▸ **Description of the task**:
Below are records; work out how many of their lines hold the string "matplotlib" and give that number alone.

[Records with drawing code]
— begin —
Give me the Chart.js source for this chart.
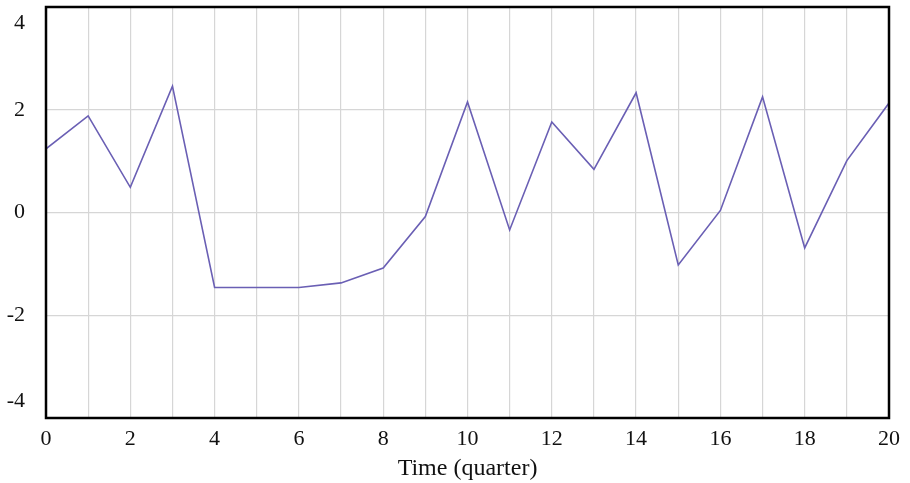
<!DOCTYPE html>
<html>
<head>
<meta charset="utf-8">
<script src="https://cdn.jsdelivr.net/npm/chart.js@4/dist/chart.umd.min.js"></script>
<style>
    html, body { margin: 0; padding: 0; background: #fff; }
    #wrap { width: 910px; height: 483px; }
</style>
</head>
<body>
<div id="wrap"><canvas id="chart"></canvas></div>
<script>
// Data
const quarters = [0, 1, 2, 3, 4, 5, 6, 7, 8, 9, 10, 11, 12, 13, 14, 15, 16, 17, 18, 19, 20];
const values = [1.24, 1.88, 0.49, 2.46, -1.46, -1.46, -1.46, -1.37, -1.08, -0.08, 2.15,
                -0.34, 1.76, 0.84, 2.33, -1.02, 0.04, 2.25, -0.69, 1.01, 2.13];
const yTicks = [-4, -2, 0, 2, 4];
const xTitle = "Time (quarter)";

const serif = "'Liberation Serif', 'DejaVu Serif', serif";

// black frame round the plot area
const framePlugin = {
    id: "frame",
    afterDraw(chart) {
        const { ctx, chartArea: a } = chart;
        ctx.save();
        ctx.strokeStyle = "#000";
        ctx.lineWidth = 2.5;
        ctx.strokeRect(a.left, a.top, a.right - a.left, a.bottom - a.top);
        ctx.restore();
    }
};

new Chart(document.getElementById("chart"), {
    type: "line",
    data: {
        datasets: [{
            data: quarters.map((q, i) => ({ x: q, y: values[i] })),
            borderColor: "#6a5fb4",
            borderWidth: 1.6,
            pointRadius: 0,
            tension: 0,
            fill: false
        }]
    },
    options: {
        responsive: true,
        maintainAspectRatio: false,
        animation: false,
        layout: { padding: { top: 7, right: 21, left: 0, bottom: 2 } },
        plugins: { legend: { display: false }, tooltip: { enabled: false } },
        scales: {
            x: {
                type: "linear",
                min: 0,
                max: 20,
                afterBuildTicks: (axis) => { axis.ticks = quarters.map((q) => ({ value: q })); },
                afterFit: (axis) => { axis.height = 63; },
                ticks: {
                    autoSkip: false,
                    maxRotation: 0,
                    color: "#111",
                    font: { family: serif, size: 22, lineHeight: 1 },
                    padding: 10,
                    callback: (v) => (v % 2 === 0 ? v : "")
                },
                grid: { color: "#d6d6d6", lineWidth: 1.2, drawTicks: false },
                border: { display: false },
                title: {
                    display: true,
                    text: xTitle,
                    color: "#111",
                    font: { family: serif, size: 24, lineHeight: 1 },
                    padding: { top: 7, bottom: 0 }
                }
            },
            y: {
                min: -4,
                max: 4,
                afterBuildTicks: (axis) => { axis.ticks = yTicks.map((v) => ({ value: v })); },
                afterFit: (axis) => {
                    axis.width = 46;
                    axis.paddingTop = 0;
                    axis.paddingBottom = 0;
                },
                ticks: {
                    color: "#111",
                    font: { family: serif, size: 22, lineHeight: 1.5 },
                    padding: 21,
                    // end labels sit inside the frame, as in the source
                    callback: (v) => (v === 4 ? ["", "4"] : v === -4 ? ["-4", ""] : String(v))
                },
                grid: { color: "#d6d6d6", lineWidth: 1.2, drawTicks: false },
                border: { display: false }
            }
        }
    },
    plugins: [framePlugin]
});
</script>
</body>
</html>
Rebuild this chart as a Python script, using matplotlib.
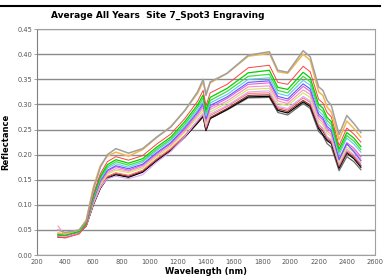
import matplotlib
matplotlib.use("Agg")
import matplotlib.pyplot as plt
from matplotlib.lines import Line2D

wavelength = [350, 400, 500, 550, 600, 650, 700, 760, 850, 950, 1050, 1150, 1250, 1340, 1380, 1400,
              1430, 1550, 1700, 1850, 1910, 1980, 2090, 2140, 2200, 2230, 2260, 2290, 2345, 2400, 2450, 2500]

gray = [.050, .045, .050, .068, .130, .175, .200, .212, .203, .212, .235, .255, .288, .325, .350, .318,
        .345, .362, .398, .405, .368, .364, .407, .395, .335, .328, .308, .298, .240, .278, .262, .244]
orange = [.044, .042, .050, .070, .135, .178, .197, .205, .197, .210, .234, .256, .288, .322, .345, .322,
          .343, .362, .396, .402, .365, .362, .400, .388, .325, .318, .295, .285, .230, .267, .252, .235]
red = [.036, .034, .042, .060, .121, .162, .186, .196, .189, .198, .221, .241, .272, .306, .328, .297,
       .323, .340, .373, .378, .344, .340, .376, .365, .310, .303, .284, .275, .218, .253, .241, .225]
green = [.040, .040, .047, .064, .117, .157, .180, .190, .183, .192, .215, .235, .266, .299, .319, .289,
         .314, .332, .363, .368, .334, .330, .364, .353, .300, .293, .274, .266, .211, .244, .233, .216]
lime = [.043, .040, .047, .063, .115, .154, .176, .186, .179, .188, .211, .231, .261, .294, .313, .283,
        .308, .326, .356, .360, .328, .323, .356, .345, .293, .286, .268, .260, .205, .238, .227, .210]
sky = [.042, .040, .047, .062, .113, .151, .173, .182, .175, .185, .208, .228, .257, .289, .307, .277,
       .303, .320, .350, .353, .322, .317, .348, .338, .287, .279, .262, .254, .200, .233, .221, .205]
blue = [.041, .039, .047, .061, .110, .148, .169, .178, .172, .181, .204, .224, .254, .285, .302, .272,
        .298, .315, .344, .347, .316, .311, .341, .331, .281, .273, .256, .249, .190, .222, .206, .188]
magenta = [.040, .039, .046, .061, .109, .146, .167, .176, .169, .179, .202, .222, .251, .282, .298, .269,
           .294, .312, .340, .343, .312, .307, .336, .326, .277, .269, .252, .245, .192, .224, .213, .196]
pink = [.058, .038, .046, .060, .107, .143, .164, .172, .167, .176, .199, .219, .248, .278, .294, .265,
        .290, .307, .335, .337, .307, .302, .329, .320, .272, .264, .247, .240, .189, .220, .209, .192]
yellowgreen = [.039, .038, .046, .060, .105, .141, .161, .169, .164, .173, .196, .216, .245, .274, .289, .261,
               .285, .303, .330, .332, .302, .298, .323, .314, .267, .259, .242, .236, .185, .215, .205, .188]
violet = [.037, .036, .045, .059, .102, .135, .152, .157, .152, .160, .185, .206, .236, .268, .283, .256,
          .281, .298, .325, .327, .296, .292, .316, .307, .261, .253, .236, .230, .181, .211, .200, .184]
lowred = [.037, .037, .045, .059, .102, .136, .157, .164, .159, .169, .192, .212, .239, .268, .282, .254,
          .278, .296, .322, .323, .294, .289, .313, .304, .259, .251, .234, .228, .178, .208, .198, .181]
brown = [.037, .037, .046, .059, .101, .134, .155, .162, .157, .167, .190, .210, .237, .265, .278, .250,
         .274, .292, .318, .319, .291, .286, .308, .299, .255, .247, .231, .225, .176, .205, .195, .178]
darkgray = [.040, .038, .046, .060, .102, .134, .154, .161, .156, .166, .189, .209, .236, .263, .276, .248,
            .272, .289, .313, .314, .284, .279, .302, .292, .246, .238, .222, .215, .168, .196, .186, .170]
black = [.036, .036, .045, .058, .100, .133, .153, .160, .155, .165, .188, .208, .235, .263, .276, .248,
         .272, .290, .315, .316, .288, .283, .305, .296, .252, .240, .228, .222, .173, .203, .192, .175]

series = [
    (darkgray, '#6a6a6a', 0.9),
    (black, '#000000', 0.9),
    (brown, '#8b3030', 0.8),
    (lowred, '#ff6a6a', 0.7),
    (violet, '#d8a8ff', 0.8),
    (yellowgreen, '#cde860', 0.8),
    (pink, '#ff90c0', 0.8),
    (magenta, '#e060e0', 0.8),
    (blue, '#5a5aff', 0.8),
    (sky, '#60c8f0', 0.8),
    (lime, '#40dd40', 0.9),
    (green, '#00d000', 0.9),
    (red, '#ff4040', 0.7),
    (orange, '#f7b548', 1.1),
    (gray, '#a0a0a0', 1.1),
]

xticks = list(range(200, 2601, 200))
yticks = [0.00, 0.05, 0.10, 0.15, 0.20, 0.25, 0.30, 0.35, 0.40, 0.45]

fig = plt.figure(figsize=(3.85, 2.80), dpi=100)
ax = fig.add_axes([0.096, 0.089, 0.878, 0.807])

for vals, col, lw in series:
    ax.plot(wavelength, vals, color=col, lw=lw)

ax.set_xlim(200, 2600)
ax.set_ylim(0, 0.45)
ax.set_xticks(xticks)
ax.set_yticks(yticks)
ax.set_yticklabels([f"{v:.2f}" for v in yticks])
ax.yaxis.grid(True, color='#8a8a8a', lw=1.0)
ax.set_axisbelow(True)
ax.tick_params(axis='x', length=0, labelsize=4.8, labelcolor='#555555', pad=3)
ax.tick_params(axis='y', length=2, width=0.6, color='#909090', labelsize=4.8,
               labelcolor='#555555', pad=1.5)
for s in ax.spines.values():
    s.set_color('#a0a0a0')
    s.set_linewidth(0.8)
ax.spines['left'].set_color('#808080')

ax.set_xlabel("Wavelength (nm)", fontsize=6, fontweight='bold', labelpad=1)
ax.set_ylabel("Reflectance", fontsize=6, fontweight='bold', labelpad=5)
fig.text(158/385, 1 - 15/280, "Average All Years  Site 7_Spot3 Engraving",
         fontsize=6.5, fontweight='bold', ha='center', va='center')
fig.add_artist(Line2D([0, 380/385], [1 - 6/280, 1 - 6/280], color='black', lw=1.5,
                      transform=fig.transFigure))

fig.savefig("out.png", dpi=100)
— end —
▸ **Full solution**:
5